The Baltimore County Revenue Authority is likely to delay a vote on extending a deal with the prospective builders of the Towson Circle III project after an independent analyst raised questions about the terms, officials said.
Authority Chairman Donald P. Hutchinson said the "new information" could jeopardize current plans to build the $75 million complex, which is to include a movie theater, stores, restaurants and offices along Joppa Road across from Towson Town Center.
Financial analyst Peter G. Kessenich has told the authority that several factors could make it difficult to sell the bonds and cover the debt service on its $12 million contribution to building the underground parking garage that the developers say is needed for the project.
In a report commissioned by the quasi-public authority, which operates parking garages, golf courses and an indoor recreational center, Kessenich points to a rise in the bond interest rate since the fall and the terms under which the authority would take ownership of the garage once it was built.
Under those terms, the developers would put up the money for the garage, and the authority would take it over and reimburse the developers for the construction cost once the space in the complex was 55 percent occupied.
That was raised from 25 percent in a previous pact, but Kessenich's report said it still might not be enough to generate the revenue the authority would need, authority board member Leslie M. Pittler said.
The authority was due to vote on the agreement Thursday, but Hutchinson said that's likely to be postponed.
"It would be very difficult for us to extend this agreement with a lot of these questions up in the air," he said.
Pittler said he agreed with Hutchinson, adding that the report "raises very serious questions that would have to be answered before any decision to amend the agreement."
Pittler said he did not believe any agreement is now in effect, because the developers — Heritage Properties Inc. of Towson and the Baltimore-based Cordish Cos. — did not meet their Dec. 31, 2009, deadline to start construction. The draft agreement would extend the deadline to Dec. 31, 2012.
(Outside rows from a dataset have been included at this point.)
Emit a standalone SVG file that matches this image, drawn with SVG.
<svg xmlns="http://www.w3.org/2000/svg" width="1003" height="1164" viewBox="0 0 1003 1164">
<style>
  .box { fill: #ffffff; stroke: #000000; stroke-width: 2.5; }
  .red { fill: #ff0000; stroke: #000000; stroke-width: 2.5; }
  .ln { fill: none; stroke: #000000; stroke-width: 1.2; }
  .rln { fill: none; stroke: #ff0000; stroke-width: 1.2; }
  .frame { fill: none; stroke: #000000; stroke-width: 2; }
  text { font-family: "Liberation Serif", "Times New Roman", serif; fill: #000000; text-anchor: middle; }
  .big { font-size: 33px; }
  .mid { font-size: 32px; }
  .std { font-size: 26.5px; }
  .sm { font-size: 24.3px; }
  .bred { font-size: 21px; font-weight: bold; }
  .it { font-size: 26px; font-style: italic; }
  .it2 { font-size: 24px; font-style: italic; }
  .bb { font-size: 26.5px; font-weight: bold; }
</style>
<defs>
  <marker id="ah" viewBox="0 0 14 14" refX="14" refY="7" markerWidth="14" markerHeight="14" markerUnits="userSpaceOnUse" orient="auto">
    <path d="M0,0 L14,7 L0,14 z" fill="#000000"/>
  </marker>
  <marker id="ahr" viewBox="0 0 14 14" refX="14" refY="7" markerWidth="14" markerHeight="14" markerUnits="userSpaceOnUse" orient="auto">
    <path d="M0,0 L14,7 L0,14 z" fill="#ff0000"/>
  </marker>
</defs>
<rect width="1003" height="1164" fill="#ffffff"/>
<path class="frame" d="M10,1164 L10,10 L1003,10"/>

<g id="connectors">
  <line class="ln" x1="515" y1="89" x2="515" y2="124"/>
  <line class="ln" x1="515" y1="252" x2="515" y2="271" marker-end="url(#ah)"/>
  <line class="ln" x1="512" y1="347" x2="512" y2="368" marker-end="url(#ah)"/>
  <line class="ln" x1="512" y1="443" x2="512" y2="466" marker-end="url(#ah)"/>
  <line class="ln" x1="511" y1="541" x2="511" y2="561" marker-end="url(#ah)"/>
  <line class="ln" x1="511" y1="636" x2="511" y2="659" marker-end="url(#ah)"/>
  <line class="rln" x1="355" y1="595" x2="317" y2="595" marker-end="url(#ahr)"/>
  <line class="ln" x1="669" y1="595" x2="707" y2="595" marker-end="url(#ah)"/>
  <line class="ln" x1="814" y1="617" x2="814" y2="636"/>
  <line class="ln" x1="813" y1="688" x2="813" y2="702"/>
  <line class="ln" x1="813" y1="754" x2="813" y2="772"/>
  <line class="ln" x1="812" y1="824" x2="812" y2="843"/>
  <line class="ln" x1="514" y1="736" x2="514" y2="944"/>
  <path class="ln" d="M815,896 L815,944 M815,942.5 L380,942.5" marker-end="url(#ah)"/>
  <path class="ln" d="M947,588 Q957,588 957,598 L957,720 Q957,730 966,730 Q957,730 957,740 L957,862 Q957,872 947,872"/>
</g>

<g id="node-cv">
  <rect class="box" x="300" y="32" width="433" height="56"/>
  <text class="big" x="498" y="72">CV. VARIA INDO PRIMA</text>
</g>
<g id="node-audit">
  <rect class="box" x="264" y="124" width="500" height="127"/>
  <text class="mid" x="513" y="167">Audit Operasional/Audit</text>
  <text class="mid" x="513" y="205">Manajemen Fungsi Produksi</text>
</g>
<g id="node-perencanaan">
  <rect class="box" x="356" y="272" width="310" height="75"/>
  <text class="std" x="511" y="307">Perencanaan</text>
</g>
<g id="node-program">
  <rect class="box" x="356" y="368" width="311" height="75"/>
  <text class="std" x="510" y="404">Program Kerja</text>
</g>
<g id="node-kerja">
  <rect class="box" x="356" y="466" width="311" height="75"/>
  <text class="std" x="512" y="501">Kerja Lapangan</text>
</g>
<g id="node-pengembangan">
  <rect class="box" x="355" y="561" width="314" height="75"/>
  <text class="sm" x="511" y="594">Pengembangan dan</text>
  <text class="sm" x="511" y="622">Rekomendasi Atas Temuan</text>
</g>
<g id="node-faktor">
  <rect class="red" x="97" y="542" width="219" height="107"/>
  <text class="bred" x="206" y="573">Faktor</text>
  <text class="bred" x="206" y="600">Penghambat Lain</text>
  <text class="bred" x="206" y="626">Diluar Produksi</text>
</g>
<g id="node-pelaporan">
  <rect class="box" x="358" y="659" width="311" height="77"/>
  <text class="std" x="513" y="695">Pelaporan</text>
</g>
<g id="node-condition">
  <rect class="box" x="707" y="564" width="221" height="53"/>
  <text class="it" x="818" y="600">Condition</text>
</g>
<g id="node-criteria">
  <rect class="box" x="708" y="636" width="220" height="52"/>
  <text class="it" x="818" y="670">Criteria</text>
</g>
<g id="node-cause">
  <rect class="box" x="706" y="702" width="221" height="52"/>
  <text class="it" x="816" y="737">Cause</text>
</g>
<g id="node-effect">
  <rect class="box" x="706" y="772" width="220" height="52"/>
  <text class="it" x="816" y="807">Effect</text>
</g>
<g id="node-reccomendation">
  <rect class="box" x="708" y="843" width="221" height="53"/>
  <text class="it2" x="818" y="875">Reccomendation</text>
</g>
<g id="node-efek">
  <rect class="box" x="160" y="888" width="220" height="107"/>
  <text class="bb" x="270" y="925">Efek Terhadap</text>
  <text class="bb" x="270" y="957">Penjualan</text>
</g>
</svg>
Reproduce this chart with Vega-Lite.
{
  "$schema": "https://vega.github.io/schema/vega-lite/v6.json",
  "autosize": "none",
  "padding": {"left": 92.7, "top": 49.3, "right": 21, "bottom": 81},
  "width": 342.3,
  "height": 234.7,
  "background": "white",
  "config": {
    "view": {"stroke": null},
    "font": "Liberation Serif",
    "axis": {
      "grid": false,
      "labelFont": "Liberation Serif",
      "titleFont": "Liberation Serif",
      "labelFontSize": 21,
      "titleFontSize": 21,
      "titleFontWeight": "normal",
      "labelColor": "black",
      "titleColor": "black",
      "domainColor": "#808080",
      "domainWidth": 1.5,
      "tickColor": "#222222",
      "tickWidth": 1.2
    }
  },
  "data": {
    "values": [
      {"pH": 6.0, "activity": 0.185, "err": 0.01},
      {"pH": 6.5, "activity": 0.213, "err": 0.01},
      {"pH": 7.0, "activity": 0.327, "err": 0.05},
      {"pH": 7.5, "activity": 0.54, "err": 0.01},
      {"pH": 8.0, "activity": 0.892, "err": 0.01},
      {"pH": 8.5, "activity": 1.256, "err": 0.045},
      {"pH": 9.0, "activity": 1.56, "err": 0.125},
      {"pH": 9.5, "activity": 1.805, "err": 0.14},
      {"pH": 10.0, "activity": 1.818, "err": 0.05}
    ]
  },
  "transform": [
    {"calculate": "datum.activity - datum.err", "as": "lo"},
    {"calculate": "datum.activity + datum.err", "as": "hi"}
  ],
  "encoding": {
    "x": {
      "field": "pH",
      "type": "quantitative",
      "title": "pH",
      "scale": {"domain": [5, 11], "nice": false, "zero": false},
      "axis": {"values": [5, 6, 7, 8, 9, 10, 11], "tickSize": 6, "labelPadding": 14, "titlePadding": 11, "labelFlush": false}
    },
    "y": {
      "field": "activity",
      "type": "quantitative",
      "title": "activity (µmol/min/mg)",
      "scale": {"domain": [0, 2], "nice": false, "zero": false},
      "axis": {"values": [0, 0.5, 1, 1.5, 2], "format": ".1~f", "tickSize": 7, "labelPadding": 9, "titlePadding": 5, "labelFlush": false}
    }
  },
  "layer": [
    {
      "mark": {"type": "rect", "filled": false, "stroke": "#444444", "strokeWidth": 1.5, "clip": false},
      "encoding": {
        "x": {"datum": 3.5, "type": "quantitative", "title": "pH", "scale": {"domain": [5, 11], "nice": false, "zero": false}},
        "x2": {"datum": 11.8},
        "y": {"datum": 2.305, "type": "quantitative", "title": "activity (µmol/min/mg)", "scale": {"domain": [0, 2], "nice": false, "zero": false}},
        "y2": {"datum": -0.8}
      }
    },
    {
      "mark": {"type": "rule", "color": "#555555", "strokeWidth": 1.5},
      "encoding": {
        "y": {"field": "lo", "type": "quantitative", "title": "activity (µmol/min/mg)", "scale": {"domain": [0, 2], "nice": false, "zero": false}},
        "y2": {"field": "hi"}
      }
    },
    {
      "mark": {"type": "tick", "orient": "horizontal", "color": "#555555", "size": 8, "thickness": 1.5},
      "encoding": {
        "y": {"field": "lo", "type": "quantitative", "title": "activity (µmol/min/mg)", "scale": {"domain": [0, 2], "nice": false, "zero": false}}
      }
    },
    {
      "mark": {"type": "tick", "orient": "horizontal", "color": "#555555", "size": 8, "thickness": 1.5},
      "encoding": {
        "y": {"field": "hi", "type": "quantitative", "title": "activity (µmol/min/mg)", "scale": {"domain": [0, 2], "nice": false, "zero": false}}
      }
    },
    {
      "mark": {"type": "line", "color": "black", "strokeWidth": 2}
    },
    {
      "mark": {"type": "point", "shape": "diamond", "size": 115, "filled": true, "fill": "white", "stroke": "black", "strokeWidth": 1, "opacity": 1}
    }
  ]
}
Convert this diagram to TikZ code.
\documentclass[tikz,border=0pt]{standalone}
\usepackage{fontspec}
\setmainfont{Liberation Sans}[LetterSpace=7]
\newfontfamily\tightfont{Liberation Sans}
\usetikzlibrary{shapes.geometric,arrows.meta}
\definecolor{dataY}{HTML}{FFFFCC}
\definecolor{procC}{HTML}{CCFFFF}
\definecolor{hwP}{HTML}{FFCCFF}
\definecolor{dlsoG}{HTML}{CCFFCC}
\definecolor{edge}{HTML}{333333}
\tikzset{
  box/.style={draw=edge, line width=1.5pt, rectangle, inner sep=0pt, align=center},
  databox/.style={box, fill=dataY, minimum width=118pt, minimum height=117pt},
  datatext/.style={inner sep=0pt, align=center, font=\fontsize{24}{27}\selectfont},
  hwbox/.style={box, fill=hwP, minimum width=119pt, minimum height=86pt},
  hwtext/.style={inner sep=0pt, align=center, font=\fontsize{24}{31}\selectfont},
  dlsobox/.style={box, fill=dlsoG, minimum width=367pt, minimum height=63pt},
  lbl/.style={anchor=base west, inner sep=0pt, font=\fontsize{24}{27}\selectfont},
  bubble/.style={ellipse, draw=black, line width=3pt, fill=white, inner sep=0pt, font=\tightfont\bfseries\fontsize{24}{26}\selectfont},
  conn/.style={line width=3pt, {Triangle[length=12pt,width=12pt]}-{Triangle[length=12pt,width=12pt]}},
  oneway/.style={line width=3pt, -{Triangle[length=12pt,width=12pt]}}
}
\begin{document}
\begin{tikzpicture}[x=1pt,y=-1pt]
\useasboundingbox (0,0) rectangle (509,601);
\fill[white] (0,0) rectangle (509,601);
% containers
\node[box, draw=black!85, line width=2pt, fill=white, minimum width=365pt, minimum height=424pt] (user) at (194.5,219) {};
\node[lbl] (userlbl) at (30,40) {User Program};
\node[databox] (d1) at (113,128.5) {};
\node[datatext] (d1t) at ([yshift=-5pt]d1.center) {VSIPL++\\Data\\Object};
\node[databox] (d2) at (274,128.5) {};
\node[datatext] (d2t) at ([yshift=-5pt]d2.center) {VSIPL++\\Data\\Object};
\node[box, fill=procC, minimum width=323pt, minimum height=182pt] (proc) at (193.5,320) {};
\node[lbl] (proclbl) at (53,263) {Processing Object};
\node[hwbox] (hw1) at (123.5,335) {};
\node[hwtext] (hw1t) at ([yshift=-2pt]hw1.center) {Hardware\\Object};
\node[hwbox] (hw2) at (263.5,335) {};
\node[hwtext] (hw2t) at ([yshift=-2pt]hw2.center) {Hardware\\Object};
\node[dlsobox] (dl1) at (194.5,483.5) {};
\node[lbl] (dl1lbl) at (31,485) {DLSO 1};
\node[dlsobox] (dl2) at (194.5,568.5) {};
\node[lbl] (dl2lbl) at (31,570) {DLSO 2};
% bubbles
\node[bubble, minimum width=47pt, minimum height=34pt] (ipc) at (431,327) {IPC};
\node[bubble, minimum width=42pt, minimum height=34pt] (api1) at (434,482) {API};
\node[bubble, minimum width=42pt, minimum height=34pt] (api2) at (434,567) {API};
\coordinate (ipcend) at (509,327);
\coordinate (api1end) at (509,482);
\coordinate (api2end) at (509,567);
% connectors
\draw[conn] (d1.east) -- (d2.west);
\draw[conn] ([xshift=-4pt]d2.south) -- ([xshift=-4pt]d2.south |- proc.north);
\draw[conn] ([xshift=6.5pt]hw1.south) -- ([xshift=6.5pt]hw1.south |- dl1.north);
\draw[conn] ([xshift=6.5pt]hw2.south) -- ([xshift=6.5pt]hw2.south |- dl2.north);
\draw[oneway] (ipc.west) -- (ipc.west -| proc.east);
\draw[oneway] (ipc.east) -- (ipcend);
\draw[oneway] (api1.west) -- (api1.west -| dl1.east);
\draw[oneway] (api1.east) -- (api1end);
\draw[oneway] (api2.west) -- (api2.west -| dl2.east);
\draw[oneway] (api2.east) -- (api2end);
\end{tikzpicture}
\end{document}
A county economic development official said in November that the economy was apparently making it difficult for the developers to complete leases with a movie theater company and other prospective tenants, which they want to do before construction starts.
The developers declined to comment on the Kessenich report. Asked about the progress of signing leases for the space, a spokeswoman for Cordish said in an e-mail this week that "we are fortunate to have more tenants than we have space."
Spokeswoman Danielle Babcock declined to answer specific questions about whether leases have been signed.
"We continue to have tremendous interest in the theater, retail, restaurant and office components," she wrote.
Jack Cannella, Heritage Properties' vice president for design and construction, said in November that most of the major county approvals were completed, and he was waiting for word from Cordish on the anchor tenant, the 12-to-14-screen movie theater. Once that lease was settled, he said, he expected he could have building permits ready in about two months.
Kessenich, who was scheduled to speak with the board by conference call Thursday morning, was asked to look at the particulars of the authority's plan to issue 30-year bonds to cover its $12 million contribution toward the $18 million cost of the four-deck underground garage.
The other $6 million is being put up by the county in lieu of a tax break to which the developers would have been entitled, because the project is in a revitalization district.
Kessenich said in his report that a key condition, the interest rate, had "risen fairly dramatically" since October, to 6.15 percent. The previous agreement had assumed rate of 5.65 percent.
Kesseinch wrote that the change in the interest rate and the occupancy requirements for the parking garage cast doubt on whether the authority would be able to attract the investment needed to cover the debt service on the bond.
As he considered the arrangement based on the revenues of the new garage alone a "difficult financing to conclude," he suggested a plan to combine revenues from all authority garages to back the bonds. His four alternatives also included asking the county to contribute money to help pay the debt service.